Karyn Healey has been an artist for many years, working as a graphic designer, a community art advocate, and adjunct faculty member teaching design and typography. In 2010, she shifted her focus to oil painting and has been developing different styles for a variety of subject matter ever since. Observing life, and specifically social issues in the Lowcountry, through perceptual painting and social realism has become her focus. She recently created a series called Women’s Work which explores the female experience.
Alan Jackson is originally from Savannah, Georgia. He graduated from the University of Florida, School of Architecture in 1975 and worked in a series of architectural offices in Savannah, Beaufort, Kiawah Island and Charleston. He has lived in Charleston since 1979. He is a LEED accredited professional architect and formerly a partner in the architecture firm McKellar & Associates. He now has a private practice. He has an interest in abstract expressionism and minimalist artwork. His artistic efforts have developed out of an interest in deconstructing architectural drafting and rendering techniques and reassembling them into simply composed and precisely rendered non-representational drawings. He is represented by The George Gallery and has been shown at the Corrigan Gallery, Mitchell Hill Gallery, The Vendue, and the Piccolo Spoleto Juried Art Show at the City Gallery. He recently collaborated with Hirona Matsuda on “Wall Line 2” a site specific installation at ArtFields in Lake City. Jackson lives in Mt. Pleasant with Pat, his wife.
Hirona Matsuda grew up in North Carolina with her two siblings in a house that served as her parents’ business as well as their home. She moved to Charleston, South Carolina to attend the College of Charleston and set up her studio in the downtown arts district after graduation. She curated her first show in 2007 and has shown work in many local and regional exhibits including a solo show at the Ethredige Center at USCA. She has also collaborated on several large scale installations and set designs with local artists, among them, Alan Jackson. Using primarily found and salvaged objects, Matsuda refocuses the viewer’s attention on things that have been deemed useless and of no aesthetic value. Her themes reflect on her life growing up as well as her immediate surroundings. The assembled compositions are a delicate balance of color and texture and light and shadow.

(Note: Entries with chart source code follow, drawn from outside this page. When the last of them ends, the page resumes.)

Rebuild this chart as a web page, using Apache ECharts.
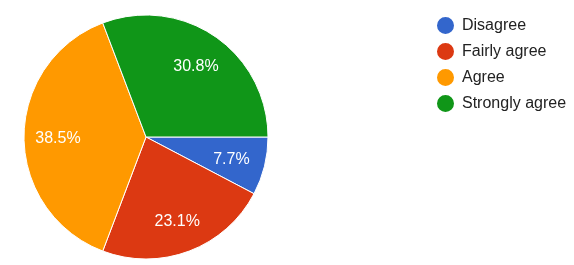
<!DOCTYPE html>
<html><head><meta charset="utf-8">
<script src="https://cdn.jsdelivr.net/npm/echarts@6/dist/echarts.min.js"></script>
<style>html,body{margin:0;padding:0;background:#fff}#c{width:574px;height:265px}</style>
</head><body><div id="c"></div>
<script>
const categories = ['Disagree', 'Fairly agree', 'Agree', 'Strongly agree'];
const counts = [1, 3, 5, 4];
const colors = ['#3366cc', '#dc3912', '#ff9900', '#109618'];

const font = "Arial, 'Liberation Sans', sans-serif";
const total = counts.reduce((a, b) => a + b, 0);
const data = categories.map((n, i) => ({ name: n, value: counts[i], itemStyle: { color: colors[i] } }));
const chart = echarts.init(document.getElementById('c'));
chart.setOption({
  animation: false,
  legend: {
    orient: 'vertical', left: 435, top: 15, padding: 0,
    icon: 'circle', itemWidth: 19, itemHeight: 19, itemGap: 5,
    textStyle: { fontFamily: font, fontSize: 16, lineHeight: 19, color: '#222', padding: [0, 0, 0, 2] },
    data: categories
  },
  series: [
    {
      type: 'pie', center: [146, 137], radius: 122, startAngle: 0, clockwise: true,
      itemStyle: { borderColor: '#fff', borderWidth: 1 },
      label: { show: false }, labelLine: { show: false },
      emphasis: { disabled: true },
      data: data
    },
    {
      type: 'pie', center: [146, 139], radius: [48, 122], startAngle: 0, clockwise: true,
      silent: true,
      itemStyle: { color: 'transparent', borderWidth: 0 },
      label: {
        show: true, position: 'inside', color: '#fff', fontFamily: font, fontSize: 16,
        formatter: p => (p.value / total * 100).toFixed(1) + '%'
      },
      labelLine: { show: false },
      data: categories.map((n, i) => ({ name: n, value: counts[i], itemStyle: { color: 'rgba(0,0,0,0)' } }))
    }
  ]
});
</script></body></html>
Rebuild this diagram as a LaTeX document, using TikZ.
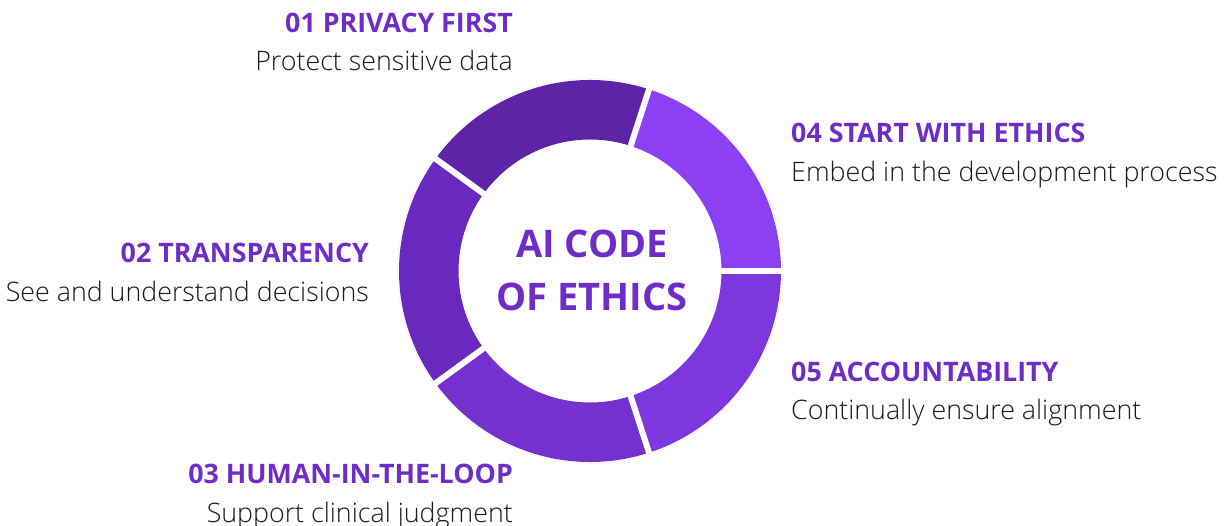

Fletcher Williams III is a Charleston-based interdisciplinary artist whose theoretical and conceptual art making practice is rooted in a southern vernacular, which he finds essential to documenting the unweaving of Charleston’s social and cultural fabric. Williams studied drawing, painting, print making, graphic design, and sculpture at The Cooper Union, where he received a BFA in 2010 and worked for several years thereafter as a freelance graphic designer. While the core of Williams’ education focused on the visual arts, a significant portion of his education was dedicated to studying ritual theory through the lenses of anthropology and sociology. These concepts play an important role in his later works. In 2013, Williams returned to Charleston and began creating multimedia objects and installations that explore historical and contemporary African American narratives of culture and utility that are unique to the Lowcountry.